*WHAT IS REQUIRED*
Return all the data below as it stands, minus the pictures.

*DATASET EXCERPT*

━━━━━━━━

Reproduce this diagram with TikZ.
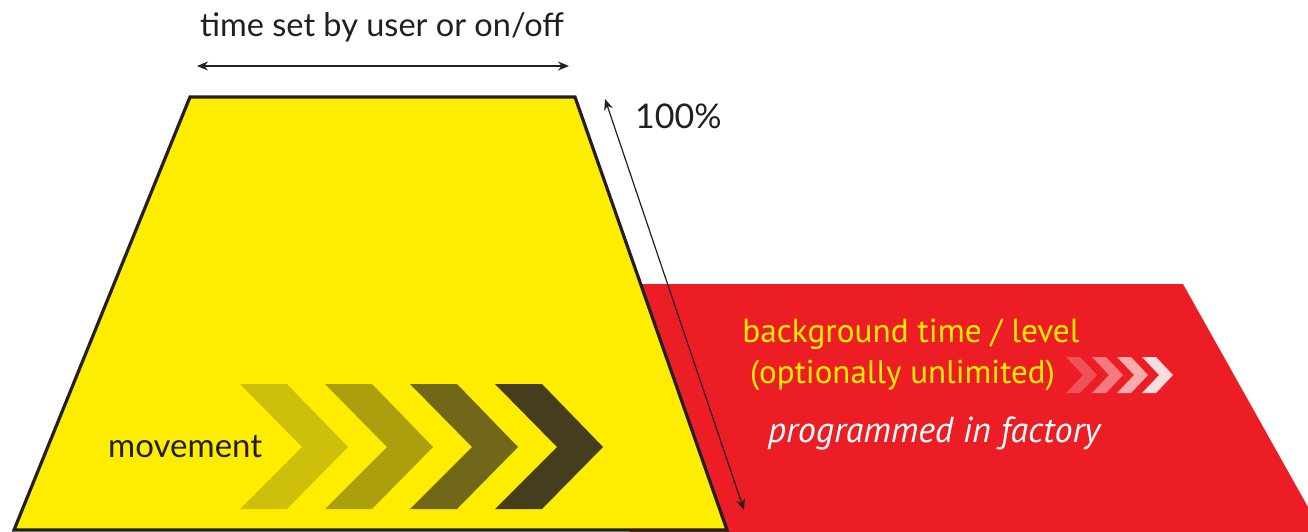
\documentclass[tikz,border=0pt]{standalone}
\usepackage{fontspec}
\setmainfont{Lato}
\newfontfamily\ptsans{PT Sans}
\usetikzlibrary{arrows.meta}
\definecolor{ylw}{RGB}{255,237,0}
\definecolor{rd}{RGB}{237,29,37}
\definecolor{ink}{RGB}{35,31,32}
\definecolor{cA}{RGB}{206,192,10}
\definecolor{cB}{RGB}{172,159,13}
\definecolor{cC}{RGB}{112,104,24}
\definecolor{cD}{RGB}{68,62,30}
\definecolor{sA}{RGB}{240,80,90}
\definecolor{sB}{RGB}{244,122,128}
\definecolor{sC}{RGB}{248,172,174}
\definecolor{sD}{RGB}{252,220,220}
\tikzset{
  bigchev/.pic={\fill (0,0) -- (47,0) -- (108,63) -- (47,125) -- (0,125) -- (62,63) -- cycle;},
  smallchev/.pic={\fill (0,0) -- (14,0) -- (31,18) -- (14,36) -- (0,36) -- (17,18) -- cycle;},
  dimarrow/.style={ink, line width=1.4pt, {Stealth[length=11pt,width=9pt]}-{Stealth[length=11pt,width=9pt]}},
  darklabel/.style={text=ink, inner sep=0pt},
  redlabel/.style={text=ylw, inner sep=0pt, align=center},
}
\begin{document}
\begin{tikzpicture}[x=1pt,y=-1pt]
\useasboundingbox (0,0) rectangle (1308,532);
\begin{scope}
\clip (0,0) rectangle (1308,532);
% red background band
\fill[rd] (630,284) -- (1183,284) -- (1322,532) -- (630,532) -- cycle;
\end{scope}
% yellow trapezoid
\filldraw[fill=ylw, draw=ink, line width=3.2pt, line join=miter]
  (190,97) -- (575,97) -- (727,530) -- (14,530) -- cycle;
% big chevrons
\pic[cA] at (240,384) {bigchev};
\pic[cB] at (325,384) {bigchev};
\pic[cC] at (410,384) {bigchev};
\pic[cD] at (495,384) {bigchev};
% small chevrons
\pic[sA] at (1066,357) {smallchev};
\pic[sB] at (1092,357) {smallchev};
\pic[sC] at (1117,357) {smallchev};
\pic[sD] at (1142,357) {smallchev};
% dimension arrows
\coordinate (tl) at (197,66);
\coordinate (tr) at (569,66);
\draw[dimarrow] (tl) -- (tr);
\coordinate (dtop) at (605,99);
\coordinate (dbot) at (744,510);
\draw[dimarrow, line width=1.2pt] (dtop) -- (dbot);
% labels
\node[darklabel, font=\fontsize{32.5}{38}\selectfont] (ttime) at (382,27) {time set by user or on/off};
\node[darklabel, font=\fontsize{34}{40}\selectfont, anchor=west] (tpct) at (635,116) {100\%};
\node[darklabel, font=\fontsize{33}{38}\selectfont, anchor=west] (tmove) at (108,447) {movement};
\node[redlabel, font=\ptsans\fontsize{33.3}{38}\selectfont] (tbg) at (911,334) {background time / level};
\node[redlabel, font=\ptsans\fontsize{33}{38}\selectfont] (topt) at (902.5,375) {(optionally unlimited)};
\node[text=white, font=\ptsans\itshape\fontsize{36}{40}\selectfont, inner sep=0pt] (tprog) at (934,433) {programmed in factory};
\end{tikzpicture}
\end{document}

━━━━━━━━

*ANSWER TO THE EXERCISE*
Reproduce this diagram with TikZ.
\documentclass[tikz,border=0pt]{standalone}
\usepackage{fontspec}
\setmainfont{Lato}
\newfontfamily\ptsans{PT Sans}
\usetikzlibrary{arrows.meta}
\definecolor{ylw}{RGB}{255,237,0}
\definecolor{rd}{RGB}{237,29,37}
\definecolor{ink}{RGB}{35,31,32}
\definecolor{cA}{RGB}{206,192,10}
\definecolor{cB}{RGB}{172,159,13}
\definecolor{cC}{RGB}{112,104,24}
\definecolor{cD}{RGB}{68,62,30}
\definecolor{sA}{RGB}{240,80,90}
\definecolor{sB}{RGB}{244,122,128}
\definecolor{sC}{RGB}{248,172,174}
\definecolor{sD}{RGB}{252,220,220}
\tikzset{
  bigchev/.pic={\fill (0,0) -- (47,0) -- (108,63) -- (47,125) -- (0,125) -- (62,63) -- cycle;},
  smallchev/.pic={\fill (0,0) -- (14,0) -- (31,18) -- (14,36) -- (0,36) -- (17,18) -- cycle;},
  dimarrow/.style={ink, line width=1.4pt, {Stealth[length=11pt,width=9pt]}-{Stealth[length=11pt,width=9pt]}},
  darklabel/.style={text=ink, inner sep=0pt},
  redlabel/.style={text=ylw, inner sep=0pt, align=center},
}
\begin{document}
\begin{tikzpicture}[x=1pt,y=-1pt]
\useasboundingbox (0,0) rectangle (1308,532);
\begin{scope}
\clip (0,0) rectangle (1308,532);
% red background band
\fill[rd] (630,284) -- (1183,284) -- (1322,532) -- (630,532) -- cycle;
\end{scope}
% yellow trapezoid
\filldraw[fill=ylw, draw=ink, line width=3.2pt, line join=miter]
  (190,97) -- (575,97) -- (727,530) -- (14,530) -- cycle;
% big chevrons
\pic[cA] at (240,384) {bigchev};
\pic[cB] at (325,384) {bigchev};
\pic[cC] at (410,384) {bigchev};
\pic[cD] at (495,384) {bigchev};
% small chevrons
\pic[sA] at (1066,357) {smallchev};
\pic[sB] at (1092,357) {smallchev};
\pic[sC] at (1117,357) {smallchev};
\pic[sD] at (1142,357) {smallchev};
% dimension arrows
\coordinate (tl) at (197,66);
\coordinate (tr) at (569,66);
\draw[dimarrow] (tl) -- (tr);
\coordinate (dtop) at (605,99);
\coordinate (dbot) at (744,510);
\draw[dimarrow, line width=1.2pt] (dtop) -- (dbot);
% labels
\node[darklabel, font=\fontsize{32.5}{38}\selectfont] (ttime) at (382,27) {time set by user or on/off};
\node[darklabel, font=\fontsize{34}{40}\selectfont, anchor=west] (tpct) at (635,116) {100\%};
\node[darklabel, font=\fontsize{33}{38}\selectfont, anchor=west] (tmove) at (108,447) {movement};
\node[redlabel, font=\ptsans\fontsize{33.3}{38}\selectfont] (tbg) at (911,334) {background time / level};
\node[redlabel, font=\ptsans\fontsize{33}{38}\selectfont] (topt) at (902.5,375) {(optionally unlimited)};
\node[text=white, font=\ptsans\itshape\fontsize{36}{40}\selectfont, inner sep=0pt] (tprog) at (934,433) {programmed in factory};
\end{tikzpicture}
\end{document}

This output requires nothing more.